Around the mouth area and under the chin is often a great area to work with a cat as well. In the photo above, I am doing circular TTouches using the back of my finger. This is not an official TTouch, but it is one that I use often on frightened cats. I am gently moving the skin outside the mouth in a circle and a quarter, then sliding my finger a little ways towards the jaw, doing another circular touch there, etc. Back surfaces of the finger or hand are less intense than front surfaces, so this worked quite well with Heidi. She started to be responsive by rubbing her face against my finger and hand.
This is another hand position I used in order to do some circular TTouches around the outside of the mouth and jaw area. As one is a bit limited in space when working on an animal in a cage, I have to adjust myself to that situation.
Above is Heidi a couple of days after those first sessions.

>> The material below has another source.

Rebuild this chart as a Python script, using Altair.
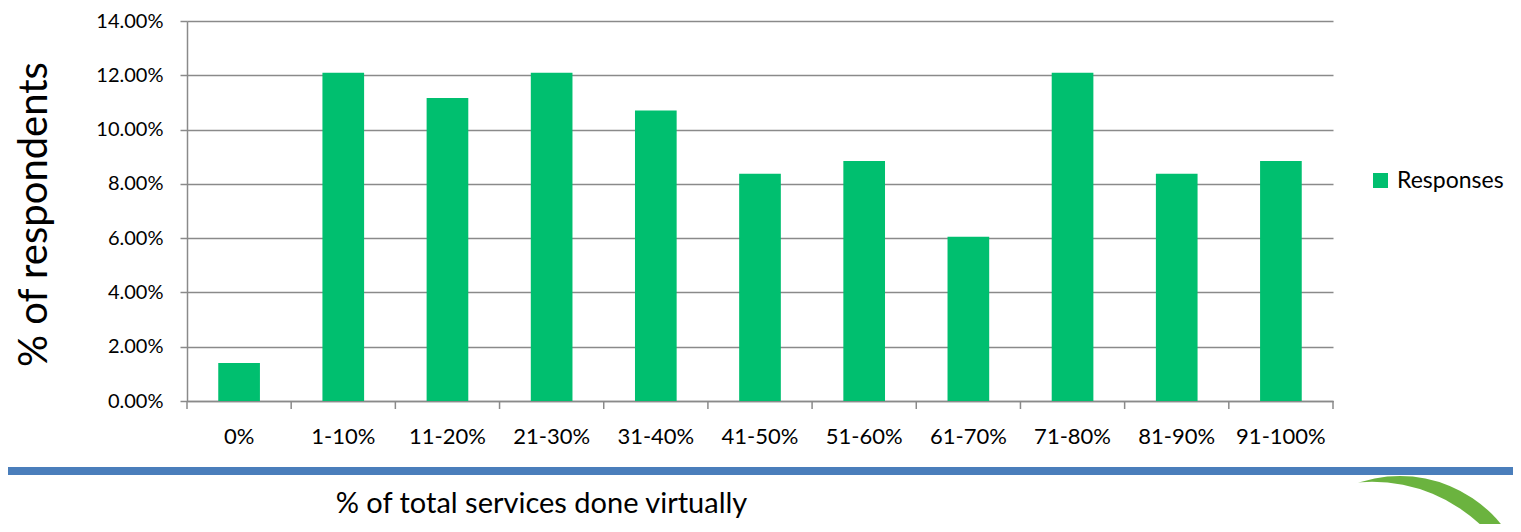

Here, she is comfortable enough to lay completely on her side. At one point she stretched all the way out, showing me her stomach. Her eyes are more open and relaxed here. Again, I started with TTouches on her head area and then worked in some TTouches on the body as I went along. She still sometimes gets startled or confused, sometimes making a sound that sounds like a combination growl and purr, simultaneously leaning into the touch, so I do still give her frequent breaks so as not to overwhelm her. She is still tending to stay at the back of the cage, but is definitely much more comfortable, and is more at ease having other volunteers touch her as well, which is terrific.